> _Task requirements_: Pictures stay out of this copy, which runs from the first line of the material through the line containing "import pandas as pd".

> _Dataset extract_:
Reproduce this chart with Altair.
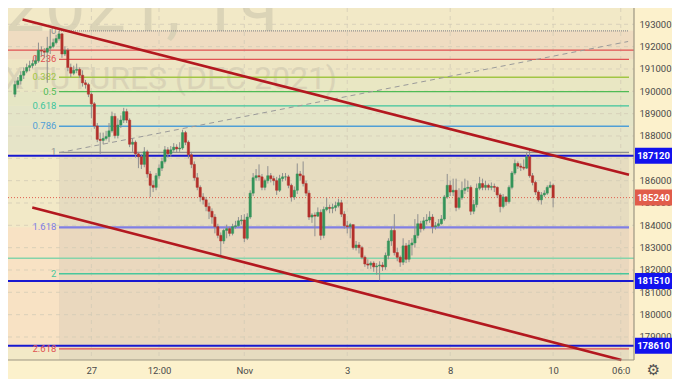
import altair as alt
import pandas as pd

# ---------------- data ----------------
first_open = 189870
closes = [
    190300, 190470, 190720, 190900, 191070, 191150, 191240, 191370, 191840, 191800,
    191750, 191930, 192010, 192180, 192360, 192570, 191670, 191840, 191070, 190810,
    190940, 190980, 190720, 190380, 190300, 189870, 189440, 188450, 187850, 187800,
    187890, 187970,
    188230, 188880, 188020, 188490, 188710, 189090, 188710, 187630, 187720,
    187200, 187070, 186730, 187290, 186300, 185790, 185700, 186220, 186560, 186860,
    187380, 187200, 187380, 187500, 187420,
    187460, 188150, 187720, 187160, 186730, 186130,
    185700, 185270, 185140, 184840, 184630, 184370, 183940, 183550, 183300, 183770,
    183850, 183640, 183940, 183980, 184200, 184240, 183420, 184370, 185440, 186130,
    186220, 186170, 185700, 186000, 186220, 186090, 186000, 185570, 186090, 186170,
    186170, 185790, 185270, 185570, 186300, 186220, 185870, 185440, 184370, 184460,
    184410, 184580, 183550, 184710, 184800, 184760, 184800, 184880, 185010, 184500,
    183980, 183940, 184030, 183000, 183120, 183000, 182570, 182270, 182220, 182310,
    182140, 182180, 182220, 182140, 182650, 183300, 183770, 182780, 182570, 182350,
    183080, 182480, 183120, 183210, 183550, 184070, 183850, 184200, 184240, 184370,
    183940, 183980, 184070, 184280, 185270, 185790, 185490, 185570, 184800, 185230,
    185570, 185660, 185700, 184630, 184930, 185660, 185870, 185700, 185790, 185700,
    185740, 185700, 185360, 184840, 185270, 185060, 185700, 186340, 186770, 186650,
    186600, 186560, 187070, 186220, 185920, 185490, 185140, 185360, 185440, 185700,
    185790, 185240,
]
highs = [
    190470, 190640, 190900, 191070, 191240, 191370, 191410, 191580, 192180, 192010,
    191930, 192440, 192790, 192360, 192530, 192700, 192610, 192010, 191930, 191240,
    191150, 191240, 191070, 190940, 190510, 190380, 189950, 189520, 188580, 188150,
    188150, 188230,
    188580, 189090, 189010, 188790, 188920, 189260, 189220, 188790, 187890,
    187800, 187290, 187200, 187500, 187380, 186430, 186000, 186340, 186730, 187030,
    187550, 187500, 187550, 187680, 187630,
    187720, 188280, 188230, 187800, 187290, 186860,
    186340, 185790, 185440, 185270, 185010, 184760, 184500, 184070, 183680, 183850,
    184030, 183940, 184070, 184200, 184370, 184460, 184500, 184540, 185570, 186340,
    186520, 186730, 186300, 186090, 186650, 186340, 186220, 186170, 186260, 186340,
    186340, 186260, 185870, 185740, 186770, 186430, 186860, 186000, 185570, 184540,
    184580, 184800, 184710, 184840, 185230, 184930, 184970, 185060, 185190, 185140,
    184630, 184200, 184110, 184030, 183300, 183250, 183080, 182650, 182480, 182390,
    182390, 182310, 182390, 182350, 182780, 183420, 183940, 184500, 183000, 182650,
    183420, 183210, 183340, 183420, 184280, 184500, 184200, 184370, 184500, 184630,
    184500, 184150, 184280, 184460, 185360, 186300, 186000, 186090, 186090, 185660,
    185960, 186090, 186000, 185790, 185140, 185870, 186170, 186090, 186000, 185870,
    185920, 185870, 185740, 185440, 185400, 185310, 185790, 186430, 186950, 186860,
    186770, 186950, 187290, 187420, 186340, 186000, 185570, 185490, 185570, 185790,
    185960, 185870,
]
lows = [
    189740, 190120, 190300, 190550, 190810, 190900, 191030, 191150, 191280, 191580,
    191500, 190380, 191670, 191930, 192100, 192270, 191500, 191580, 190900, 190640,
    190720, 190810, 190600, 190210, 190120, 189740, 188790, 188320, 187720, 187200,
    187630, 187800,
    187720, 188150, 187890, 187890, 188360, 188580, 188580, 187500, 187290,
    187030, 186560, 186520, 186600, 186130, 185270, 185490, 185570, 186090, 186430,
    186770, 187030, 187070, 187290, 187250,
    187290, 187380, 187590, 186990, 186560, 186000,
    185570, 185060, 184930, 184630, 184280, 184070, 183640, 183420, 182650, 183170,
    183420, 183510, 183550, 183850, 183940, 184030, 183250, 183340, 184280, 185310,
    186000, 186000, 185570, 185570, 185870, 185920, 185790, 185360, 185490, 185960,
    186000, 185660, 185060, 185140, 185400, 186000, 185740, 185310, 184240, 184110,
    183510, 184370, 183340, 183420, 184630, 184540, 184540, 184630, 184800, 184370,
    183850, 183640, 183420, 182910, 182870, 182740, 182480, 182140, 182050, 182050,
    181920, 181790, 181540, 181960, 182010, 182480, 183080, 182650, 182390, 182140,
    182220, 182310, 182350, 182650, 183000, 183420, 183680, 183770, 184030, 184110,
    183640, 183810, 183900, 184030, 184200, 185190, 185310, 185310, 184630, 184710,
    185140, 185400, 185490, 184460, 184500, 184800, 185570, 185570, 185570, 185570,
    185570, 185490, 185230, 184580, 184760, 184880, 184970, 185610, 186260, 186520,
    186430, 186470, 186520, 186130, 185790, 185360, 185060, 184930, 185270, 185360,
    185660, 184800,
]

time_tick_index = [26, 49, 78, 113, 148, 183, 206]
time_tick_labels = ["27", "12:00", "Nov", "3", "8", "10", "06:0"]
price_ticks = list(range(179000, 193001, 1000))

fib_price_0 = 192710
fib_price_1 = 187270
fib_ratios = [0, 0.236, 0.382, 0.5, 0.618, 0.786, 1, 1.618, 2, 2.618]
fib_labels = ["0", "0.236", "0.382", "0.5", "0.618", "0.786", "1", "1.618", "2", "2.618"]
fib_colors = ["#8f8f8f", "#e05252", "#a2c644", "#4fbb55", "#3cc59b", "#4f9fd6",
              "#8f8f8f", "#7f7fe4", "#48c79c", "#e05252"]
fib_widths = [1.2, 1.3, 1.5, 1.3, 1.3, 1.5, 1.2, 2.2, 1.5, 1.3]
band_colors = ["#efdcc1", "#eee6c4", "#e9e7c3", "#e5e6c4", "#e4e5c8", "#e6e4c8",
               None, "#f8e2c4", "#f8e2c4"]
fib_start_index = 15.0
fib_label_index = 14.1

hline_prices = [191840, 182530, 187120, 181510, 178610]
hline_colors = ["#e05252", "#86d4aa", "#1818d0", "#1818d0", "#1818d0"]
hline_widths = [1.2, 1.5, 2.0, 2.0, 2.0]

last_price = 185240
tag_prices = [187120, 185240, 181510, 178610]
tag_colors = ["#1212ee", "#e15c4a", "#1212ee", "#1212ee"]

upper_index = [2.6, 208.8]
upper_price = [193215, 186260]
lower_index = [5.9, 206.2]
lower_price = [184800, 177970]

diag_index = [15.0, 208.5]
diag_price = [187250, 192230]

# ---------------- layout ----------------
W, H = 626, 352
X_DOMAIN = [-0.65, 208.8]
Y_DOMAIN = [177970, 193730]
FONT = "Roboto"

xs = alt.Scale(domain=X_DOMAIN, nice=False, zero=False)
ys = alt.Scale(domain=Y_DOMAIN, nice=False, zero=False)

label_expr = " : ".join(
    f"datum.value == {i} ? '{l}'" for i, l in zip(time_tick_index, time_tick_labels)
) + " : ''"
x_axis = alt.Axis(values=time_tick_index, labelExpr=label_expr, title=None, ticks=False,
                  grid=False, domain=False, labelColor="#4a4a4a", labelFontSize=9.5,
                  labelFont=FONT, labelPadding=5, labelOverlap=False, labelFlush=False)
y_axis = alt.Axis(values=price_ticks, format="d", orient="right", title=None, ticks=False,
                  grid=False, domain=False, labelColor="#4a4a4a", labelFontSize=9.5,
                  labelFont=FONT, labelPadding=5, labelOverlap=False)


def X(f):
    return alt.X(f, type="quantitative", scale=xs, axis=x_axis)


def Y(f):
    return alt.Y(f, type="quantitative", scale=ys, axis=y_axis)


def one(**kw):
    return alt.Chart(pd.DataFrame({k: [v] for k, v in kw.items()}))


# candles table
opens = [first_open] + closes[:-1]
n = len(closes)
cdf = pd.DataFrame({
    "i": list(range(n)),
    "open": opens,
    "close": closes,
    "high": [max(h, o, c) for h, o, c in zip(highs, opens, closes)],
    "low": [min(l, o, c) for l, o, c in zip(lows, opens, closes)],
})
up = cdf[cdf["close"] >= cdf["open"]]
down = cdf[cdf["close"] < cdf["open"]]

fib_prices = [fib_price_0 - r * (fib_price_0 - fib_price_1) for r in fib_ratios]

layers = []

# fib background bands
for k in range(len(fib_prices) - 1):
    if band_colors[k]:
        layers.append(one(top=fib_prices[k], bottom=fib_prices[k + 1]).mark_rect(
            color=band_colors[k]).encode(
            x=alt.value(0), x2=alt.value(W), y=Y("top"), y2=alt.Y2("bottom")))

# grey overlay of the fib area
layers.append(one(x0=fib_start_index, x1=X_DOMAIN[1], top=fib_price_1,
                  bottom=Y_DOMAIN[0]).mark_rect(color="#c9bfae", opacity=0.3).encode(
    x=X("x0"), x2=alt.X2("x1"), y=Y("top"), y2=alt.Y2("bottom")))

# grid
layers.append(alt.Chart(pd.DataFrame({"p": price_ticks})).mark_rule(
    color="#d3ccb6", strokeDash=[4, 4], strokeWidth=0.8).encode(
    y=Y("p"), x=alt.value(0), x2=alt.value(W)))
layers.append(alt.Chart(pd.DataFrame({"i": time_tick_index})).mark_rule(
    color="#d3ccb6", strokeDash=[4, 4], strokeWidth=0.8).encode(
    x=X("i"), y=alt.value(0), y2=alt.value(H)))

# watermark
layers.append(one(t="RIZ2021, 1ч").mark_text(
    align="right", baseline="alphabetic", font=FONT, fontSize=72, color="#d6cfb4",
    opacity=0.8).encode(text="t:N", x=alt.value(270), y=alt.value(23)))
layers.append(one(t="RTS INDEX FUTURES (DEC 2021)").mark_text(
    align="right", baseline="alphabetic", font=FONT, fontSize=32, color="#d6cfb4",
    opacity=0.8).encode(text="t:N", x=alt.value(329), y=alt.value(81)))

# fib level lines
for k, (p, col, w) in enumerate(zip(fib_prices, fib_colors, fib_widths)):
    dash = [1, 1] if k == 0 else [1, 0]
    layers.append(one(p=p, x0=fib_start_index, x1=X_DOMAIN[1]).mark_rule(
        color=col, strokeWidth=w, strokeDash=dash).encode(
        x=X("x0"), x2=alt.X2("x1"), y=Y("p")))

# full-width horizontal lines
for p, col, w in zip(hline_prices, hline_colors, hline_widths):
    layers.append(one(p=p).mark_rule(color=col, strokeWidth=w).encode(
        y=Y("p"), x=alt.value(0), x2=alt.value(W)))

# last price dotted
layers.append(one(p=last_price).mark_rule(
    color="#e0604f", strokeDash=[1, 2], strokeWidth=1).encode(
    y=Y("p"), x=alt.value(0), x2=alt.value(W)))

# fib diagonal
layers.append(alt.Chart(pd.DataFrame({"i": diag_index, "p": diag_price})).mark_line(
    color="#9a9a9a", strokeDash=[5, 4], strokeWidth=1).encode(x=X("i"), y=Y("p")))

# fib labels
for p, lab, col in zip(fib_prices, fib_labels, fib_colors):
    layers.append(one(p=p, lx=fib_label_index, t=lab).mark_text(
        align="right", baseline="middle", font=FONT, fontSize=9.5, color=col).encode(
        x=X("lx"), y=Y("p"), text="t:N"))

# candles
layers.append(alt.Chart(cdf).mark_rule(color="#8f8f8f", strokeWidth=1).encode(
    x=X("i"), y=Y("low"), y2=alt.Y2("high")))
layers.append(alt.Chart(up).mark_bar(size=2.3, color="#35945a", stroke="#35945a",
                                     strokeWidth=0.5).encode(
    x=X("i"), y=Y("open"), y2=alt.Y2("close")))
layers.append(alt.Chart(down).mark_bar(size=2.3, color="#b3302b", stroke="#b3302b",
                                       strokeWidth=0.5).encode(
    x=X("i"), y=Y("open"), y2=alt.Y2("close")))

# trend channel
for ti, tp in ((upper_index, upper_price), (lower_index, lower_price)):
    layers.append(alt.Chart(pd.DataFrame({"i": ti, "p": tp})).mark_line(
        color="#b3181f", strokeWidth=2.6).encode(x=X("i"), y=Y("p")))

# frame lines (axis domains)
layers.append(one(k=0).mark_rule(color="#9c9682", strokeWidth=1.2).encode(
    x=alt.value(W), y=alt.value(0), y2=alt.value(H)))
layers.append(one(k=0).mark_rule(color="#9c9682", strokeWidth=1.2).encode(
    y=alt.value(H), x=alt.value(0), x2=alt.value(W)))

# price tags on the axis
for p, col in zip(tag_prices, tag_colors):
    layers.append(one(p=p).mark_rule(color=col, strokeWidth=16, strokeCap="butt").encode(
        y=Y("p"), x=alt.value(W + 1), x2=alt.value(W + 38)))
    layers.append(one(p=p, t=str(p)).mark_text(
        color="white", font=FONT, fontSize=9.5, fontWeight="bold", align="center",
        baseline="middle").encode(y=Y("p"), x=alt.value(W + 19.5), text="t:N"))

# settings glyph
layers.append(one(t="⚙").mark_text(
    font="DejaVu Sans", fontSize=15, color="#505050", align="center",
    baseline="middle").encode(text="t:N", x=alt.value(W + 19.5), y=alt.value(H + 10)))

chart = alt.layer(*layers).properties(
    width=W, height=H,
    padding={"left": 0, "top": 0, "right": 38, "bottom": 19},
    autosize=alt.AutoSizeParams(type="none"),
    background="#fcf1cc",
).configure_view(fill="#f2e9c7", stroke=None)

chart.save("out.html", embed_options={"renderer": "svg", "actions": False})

> _Right answer_:
Reproduce this chart with Altair.
import altair as alt
import pandas as pd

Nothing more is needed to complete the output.